Your task: Each entry below must be repeated exactly, with pictures left out.

Supplied records:
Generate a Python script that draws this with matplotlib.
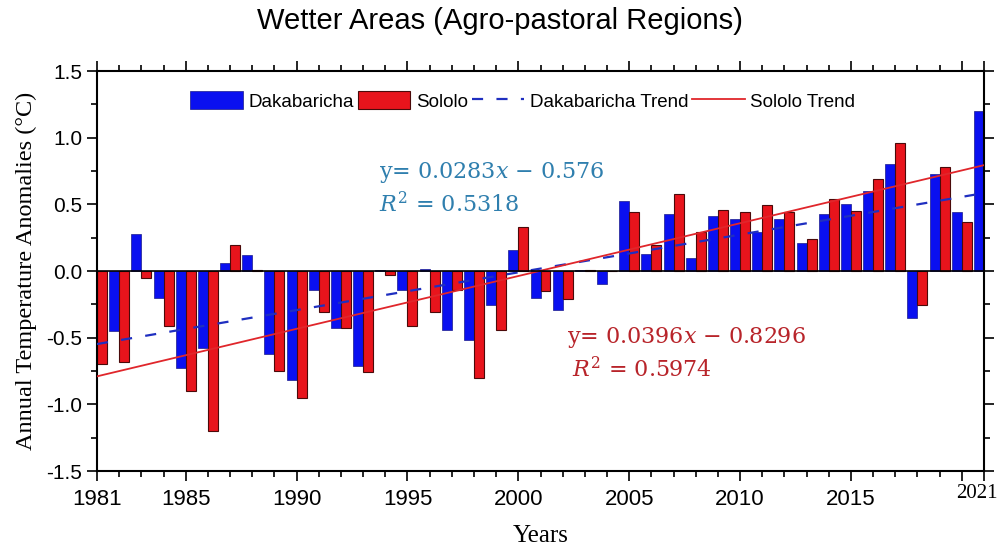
import numpy as np
import matplotlib
matplotlib.use("Agg")
from matplotlib import pyplot as plt
from matplotlib.ticker import MultipleLocator

# Annual temperature anomalies (deg C), 1981-2021
years = np.arange(1981, 2022)
dakabaricha = [-0.60, -0.45, 0.28, -0.205, -0.73, -0.58, 0.06, 0.12, -0.625, -0.82,
               -0.14, -0.43, -0.71, 0.01, -0.14, 0.015, -0.44, -0.52, -0.255, 0.16,
               -0.20, -0.29, 0.01, -0.10, 0.525, 0.13, 0.425, 0.10, 0.415, 0.39,
               0.29, 0.39, 0.21, 0.43, 0.50, 0.60, 0.80, -0.35, 0.73, 0.445, 1.20]
sololo = [-0.70, -0.68, -0.055, -0.41, -0.90, -1.20, 0.195, 0.01, -0.75, -0.95,
          -0.31, -0.43, -0.755, -0.03, -0.41, -0.31, -0.14, -0.80, -0.44, 0.33,
          -0.15, -0.21, 0.005, 0.0, 0.445, 0.195, 0.58, 0.29, 0.46, 0.44,
          0.495, 0.445, 0.24, 0.54, 0.45, 0.69, 0.96, -0.255, 0.78, 0.37, 0.80]

# linear fits against year index (1 = 1981)
dak_slope, dak_icpt, dak_r2 = 0.0283, -0.576, 0.5318
sol_slope, sol_icpt, sol_r2 = 0.0396, -0.8296, 0.5974

blue = '#0a10f0'
red = '#e8141c'

plt.rcParams['mathtext.fontset'] = 'dejavuserif'
sans = ['Liberation Sans', 'DejaVu Sans']
serif = ['Liberation Serif', 'DejaVu Serif']
eqfont = ['DejaVu Serif']

fig = plt.figure(figsize=(10, 5.5), dpi=100)
ax = fig.add_axes([0.097, 0.1436, 0.887, 0.7273])

w = 0.45
b1 = ax.bar(years, dakabaricha, width=-w, align='edge', color=blue,
            edgecolor='#1a1a8a', linewidth=0.5, label='Dakabaricha', zorder=2)
b2 = ax.bar(years, sololo, width=w, align='edge', color=red,
            edgecolor='#4a0a0a', linewidth=0.8, label='Sololo', zorder=2)

idx = years - 1980
l1, = ax.plot(years, dak_slope * idx + dak_icpt, color='#1f2fc0', lw=1.6,
              dashes=(5, 6), label='Dakabaricha Trend', zorder=3)
l2, = ax.plot(years, sol_slope * idx + sol_icpt, color='#e0262b', lw=1.3,
              label='Sololo Trend', zorder=3)
ax.axhline(0, color='black', lw=1.2, zorder=4)

ax.text(1993.7, 0.74, r"y= %.4f$x$ $-$ %.3f" % (dak_slope, -dak_icpt),
        color='#2f7fae', fontsize=16, family=eqfont, va='center')
ax.text(1993.7, 0.495, r"$R^2$ = %.4f" % dak_r2,
        color='#2f7fae', fontsize=16, family=eqfont, va='center')
ax.text(2002.2, -0.495, r"y= %.4f$x$ $-$ %.4f" % (sol_slope, -sol_icpt),
        color='#b8242a', fontsize=16, family=eqfont, va='center')
ax.text(2002.4, -0.74, r"$R^2$ = %.4f" % sol_r2,
        color='#b8242a', fontsize=16, family=eqfont, va='center')

ax.set_xlim(1981, 2021)
ax.set_ylim(-1.5, 1.5)
xt = [1981, 1985, 1990, 1995, 2000, 2005, 2010, 2015, 2020, 2021]
ax.set_xticks(xt)
ax.set_xticklabels(['1981', '1985', '1990', '1995', '2000', '2005', '2010', '2015', '', ''],
                   family=sans, fontsize=16)
# last year label sits at the right edge, set in serif
ax.annotate('2021', xy=(2021, 0), xycoords=ax.get_xaxis_transform(),
            xytext=(10, -9), textcoords='offset points', ha='right', va='top',
            family=serif, fontsize=15, annotation_clip=False)
ax.xaxis.set_minor_locator(MultipleLocator(1))
ax.set_yticks(np.arange(-1.5, 1.51, 0.5))
ax.set_yticklabels(['%.1f' % v for v in np.arange(-1.5, 1.51, 0.5)], family=sans, fontsize=15)
ax.yaxis.set_minor_locator(MultipleLocator(0.25))
ax.tick_params(which='both', top=True, right=True, width=1.2, direction='out')
ax.tick_params(which='major', length=7)
ax.tick_params(which='minor', length=4)
ax.tick_params(axis='x', pad=6)
for s in ax.spines.values():
    s.set_linewidth(1.5)

ax.set_xlabel('Years', family=serif, fontsize=18, labelpad=11)
ax.set_ylabel('Annual Temperature Anomalies (°C)', family=serif, fontsize=17.5, labelpad=7)
fig.suptitle('Wetter Areas (Agro-pastoral Regions)', family=sans, fontsize=21, y=0.988)

ax.legend([b1, b2, l1, l2], ['Dakabaricha', 'Sololo', 'Dakabaricha Trend', 'Sololo Trend'],
          loc='center', bbox_to_anchor=(0.48, 0.925), ncol=4, frameon=False,
          prop={'family': sans, 'size': 13.5}, handlelength=2.8, handleheight=1.1,
          columnspacing=0.2, handletextpad=0.3)

fig.savefig('out.png', dpi=100)
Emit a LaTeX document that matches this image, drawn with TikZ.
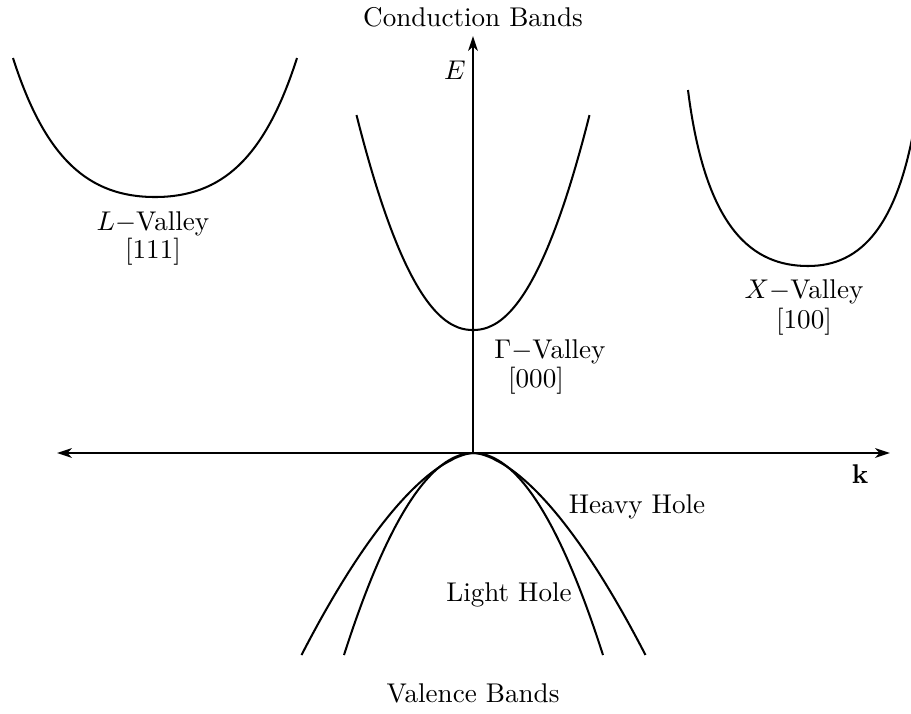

Answer for this exercise:
Generate a Python script that draws this with matplotlib.
import numpy as np
import matplotlib
matplotlib.use("Agg")
from matplotlib import pyplot as plt
from matplotlib.ticker import MultipleLocator

# Annual temperature anomalies (deg C), 1981-2021
years = np.arange(1981, 2022)
dakabaricha = [-0.60, -0.45, 0.28, -0.205, -0.73, -0.58, 0.06, 0.12, -0.625, -0.82,
               -0.14, -0.43, -0.71, 0.01, -0.14, 0.015, -0.44, -0.52, -0.255, 0.16,
               -0.20, -0.29, 0.01, -0.10, 0.525, 0.13, 0.425, 0.10, 0.415, 0.39,
               0.29, 0.39, 0.21, 0.43, 0.50, 0.60, 0.80, -0.35, 0.73, 0.445, 1.20]
sololo = [-0.70, -0.68, -0.055, -0.41, -0.90, -1.20, 0.195, 0.01, -0.75, -0.95,
          -0.31, -0.43, -0.755, -0.03, -0.41, -0.31, -0.14, -0.80, -0.44, 0.33,
          -0.15, -0.21, 0.005, 0.0, 0.445, 0.195, 0.58, 0.29, 0.46, 0.44,
          0.495, 0.445, 0.24, 0.54, 0.45, 0.69, 0.96, -0.255, 0.78, 0.37, 0.80]

# linear fits against year index (1 = 1981)
dak_slope, dak_icpt, dak_r2 = 0.0283, -0.576, 0.5318
sol_slope, sol_icpt, sol_r2 = 0.0396, -0.8296, 0.5974

blue = '#0a10f0'
red = '#e8141c'

plt.rcParams['mathtext.fontset'] = 'dejavuserif'
sans = ['Liberation Sans', 'DejaVu Sans']
serif = ['Liberation Serif', 'DejaVu Serif']
eqfont = ['DejaVu Serif']

fig = plt.figure(figsize=(10, 5.5), dpi=100)
ax = fig.add_axes([0.097, 0.1436, 0.887, 0.7273])

w = 0.45
b1 = ax.bar(years, dakabaricha, width=-w, align='edge', color=blue,
            edgecolor='#1a1a8a', linewidth=0.5, label='Dakabaricha', zorder=2)
b2 = ax.bar(years, sololo, width=w, align='edge', color=red,
            edgecolor='#4a0a0a', linewidth=0.8, label='Sololo', zorder=2)

idx = years - 1980
l1, = ax.plot(years, dak_slope * idx + dak_icpt, color='#1f2fc0', lw=1.6,
              dashes=(5, 6), label='Dakabaricha Trend', zorder=3)
l2, = ax.plot(years, sol_slope * idx + sol_icpt, color='#e0262b', lw=1.3,
              label='Sololo Trend', zorder=3)
ax.axhline(0, color='black', lw=1.2, zorder=4)

ax.text(1993.7, 0.74, r"y= %.4f$x$ $-$ %.3f" % (dak_slope, -dak_icpt),
        color='#2f7fae', fontsize=16, family=eqfont, va='center')
ax.text(1993.7, 0.495, r"$R^2$ = %.4f" % dak_r2,
        color='#2f7fae', fontsize=16, family=eqfont, va='center')
ax.text(2002.2, -0.495, r"y= %.4f$x$ $-$ %.4f" % (sol_slope, -sol_icpt),
        color='#b8242a', fontsize=16, family=eqfont, va='center')
ax.text(2002.4, -0.74, r"$R^2$ = %.4f" % sol_r2,
        color='#b8242a', fontsize=16, family=eqfont, va='center')

ax.set_xlim(1981, 2021)
ax.set_ylim(-1.5, 1.5)
xt = [1981, 1985, 1990, 1995, 2000, 2005, 2010, 2015, 2020, 2021]
ax.set_xticks(xt)
ax.set_xticklabels(['1981', '1985', '1990', '1995', '2000', '2005', '2010', '2015', '', ''],
                   family=sans, fontsize=16)
# last year label sits at the right edge, set in serif
ax.annotate('2021', xy=(2021, 0), xycoords=ax.get_xaxis_transform(),
            xytext=(10, -9), textcoords='offset points', ha='right', va='top',
            family=serif, fontsize=15, annotation_clip=False)
ax.xaxis.set_minor_locator(MultipleLocator(1))
ax.set_yticks(np.arange(-1.5, 1.51, 0.5))
ax.set_yticklabels(['%.1f' % v for v in np.arange(-1.5, 1.51, 0.5)], family=sans, fontsize=15)
ax.yaxis.set_minor_locator(MultipleLocator(0.25))
ax.tick_params(which='both', top=True, right=True, width=1.2, direction='out')
ax.tick_params(which='major', length=7)
ax.tick_params(which='minor', length=4)
ax.tick_params(axis='x', pad=6)
for s in ax.spines.values():
    s.set_linewidth(1.5)

ax.set_xlabel('Years', family=serif, fontsize=18, labelpad=11)
ax.set_ylabel('Annual Temperature Anomalies (°C)', family=serif, fontsize=17.5, labelpad=7)
fig.suptitle('Wetter Areas (Agro-pastoral Regions)', family=sans, fontsize=21, y=0.988)

ax.legend([b1, b2, l1, l2], ['Dakabaricha', 'Sololo', 'Dakabaricha Trend', 'Sololo Trend'],
          loc='center', bbox_to_anchor=(0.48, 0.925), ncol=4, frameon=False,
          prop={'family': sans, 'size': 13.5}, handlelength=2.8, handleheight=1.1,
          columnspacing=0.2, handletextpad=0.3)

fig.savefig('out.png', dpi=100)
Emit a LaTeX document that matches this image, drawn with TikZ.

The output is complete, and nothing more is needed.